- Set problem: Take the lines from the beginning of the material through the line containing "im.set_clip_path(bar)" and retype them exactly, leaving the pictures out.

========

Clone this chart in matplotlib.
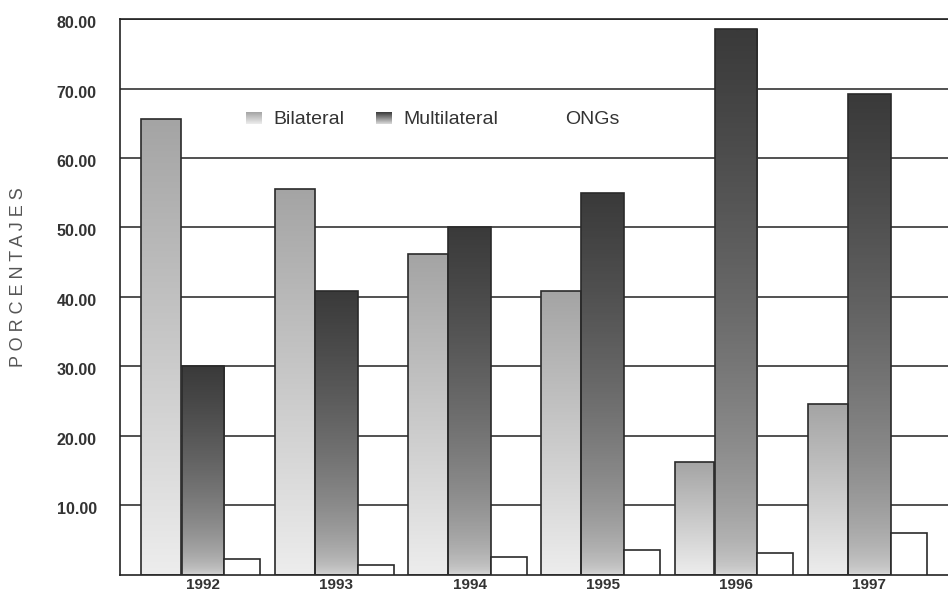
import numpy as np
import matplotlib
matplotlib.use('Agg')
import matplotlib.pyplot as plt
import matplotlib.transforms as mtransforms
from matplotlib.colors import LinearSegmentedColormap

plt.rcParams['font.family'] = ['Liberation Sans', 'DejaVu Sans']

# datos
years = ['1992', '1993', '1994', '1995', '1996', '1997']
bilateral = [65.6, 55.6, 46.2, 40.8, 16.3, 24.6]
multilateral = [30.0, 40.9, 50.1, 55.0, 78.5, 69.2]
ongs = [2.3, 1.4, 2.6, 3.6, 3.1, 6.0]
yticks = [10, 20, 30, 40, 50, 60, 70, 80]

cmap_bil = LinearSegmentedColormap.from_list('bil', ['#ededed', '#a4a4a4'])
cmap_mul = LinearSegmentedColormap.from_list('mul', ['#dadada', '#3a3a3a'])

fig = plt.figure(figsize=(9.48, 5.95), dpi=100)
ax = fig.add_axes([0.127, 0.034, 0.88, 0.934])


def grad_bar(x, h, w, cmap, gamma):
    bar = ax.bar(x, h, w, color='none', edgecolor='#2a2a2a', lw=1.2, zorder=3)[0]
    t = np.linspace(0, 1, 256) ** gamma
    im = ax.imshow(t.reshape(-1, 1), cmap=cmap, vmin=0, vmax=1, origin='lower',
                   extent=[x - w / 2, x + w / 2, 0, h], aspect='auto', zorder=2)
    im.set_clip_path(bar)


pos = np.arange(len(years))
for i in pos:
    grad_bar(i - 0.312, bilateral[i], 0.30, cmap_bil, 1.0)
    grad_bar(i, multilateral[i], 0.32, cmap_mul, 0.5)
# ONGs: barras blancas
ax.bar(pos + 0.16, ongs, 0.27, align='edge', color='white',
       edgecolor='#2a2a2a', lw=1.2, zorder=3)

ax.set_xlim(-0.62, 5.64)
ax.set_ylim(0, 80)
ax.set_yticks(yticks)
ax.set_yticklabels(['%.2f' % v for v in yticks], fontsize=11.5, fontweight='bold', color='#333333')
ax.set_xticks(pos)
ax.set_xticklabels(years, fontsize=11, fontweight='bold', color='#333333')
ax.tick_params(axis='y', length=0, pad=17)
ax.tick_params(axis='x', length=0, pad=2.5)
# etiquetas del eje y un poco por debajo de las lineas
shift = mtransforms.ScaledTranslation(0, -3 / 100, fig.dpi_scale_trans)
for lab in ax.get_yticklabels():
    lab.set_transform(lab.get_transform() + shift)
ax.yaxis.grid(True, color='#222222', lw=1.1)
ax.set_axisbelow(True)
for s in ['left', 'top', 'bottom', 'right']:
    ax.spines[s].set_color('#222222')
    ax.spines[s].set_linewidth(1.2)

fig.text(0.019, 1 - 277 / 595, 'P O R C E N T A J E S', rotation=90,
         ha='center', va='center', fontsize=13, color='#555555')

# leyenda
lx = [246 / 948, 376 / 948]
for x0, cm in zip(lx, [cmap_bil, cmap_mul]):
    lax = fig.add_axes([x0, 1 - 124 / 595, 16 / 948, 12 / 595])
    lax.imshow(np.linspace(0, 1, 64).reshape(-1, 1), cmap=cm, origin='lower', aspect='auto')
    lax.axis('off')
fig.text(273 / 948, 1 - 120 / 595, 'Bilateral', fontsize=14, color='#333333', va='center')
fig.text(403 / 948, 1 - 120 / 595, 'Multilateral', fontsize=14, color='#333333', va='center')
fig.text(565 / 948, 1 - 120 / 595, 'ONGs', fontsize=14, color='#333333', va='center')

fig.savefig('out.png', dpi=100)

========

- The result:
Clone this chart in matplotlib.
import numpy as np
import matplotlib
matplotlib.use('Agg')
import matplotlib.pyplot as plt
import matplotlib.transforms as mtransforms
from matplotlib.colors import LinearSegmentedColormap

plt.rcParams['font.family'] = ['Liberation Sans', 'DejaVu Sans']

# datos
years = ['1992', '1993', '1994', '1995', '1996', '1997']
bilateral = [65.6, 55.6, 46.2, 40.8, 16.3, 24.6]
multilateral = [30.0, 40.9, 50.1, 55.0, 78.5, 69.2]
ongs = [2.3, 1.4, 2.6, 3.6, 3.1, 6.0]
yticks = [10, 20, 30, 40, 50, 60, 70, 80]

cmap_bil = LinearSegmentedColormap.from_list('bil', ['#ededed', '#a4a4a4'])
cmap_mul = LinearSegmentedColormap.from_list('mul', ['#dadada', '#3a3a3a'])

fig = plt.figure(figsize=(9.48, 5.95), dpi=100)
ax = fig.add_axes([0.127, 0.034, 0.88, 0.934])


def grad_bar(x, h, w, cmap, gamma):
    bar = ax.bar(x, h, w, color='none', edgecolor='#2a2a2a', lw=1.2, zorder=3)[0]
    t = np.linspace(0, 1, 256) ** gamma
    im = ax.imshow(t.reshape(-1, 1), cmap=cmap, vmin=0, vmax=1, origin='lower',
                   extent=[x - w / 2, x + w / 2, 0, h], aspect='auto', zorder=2)
    im.set_clip_path(bar)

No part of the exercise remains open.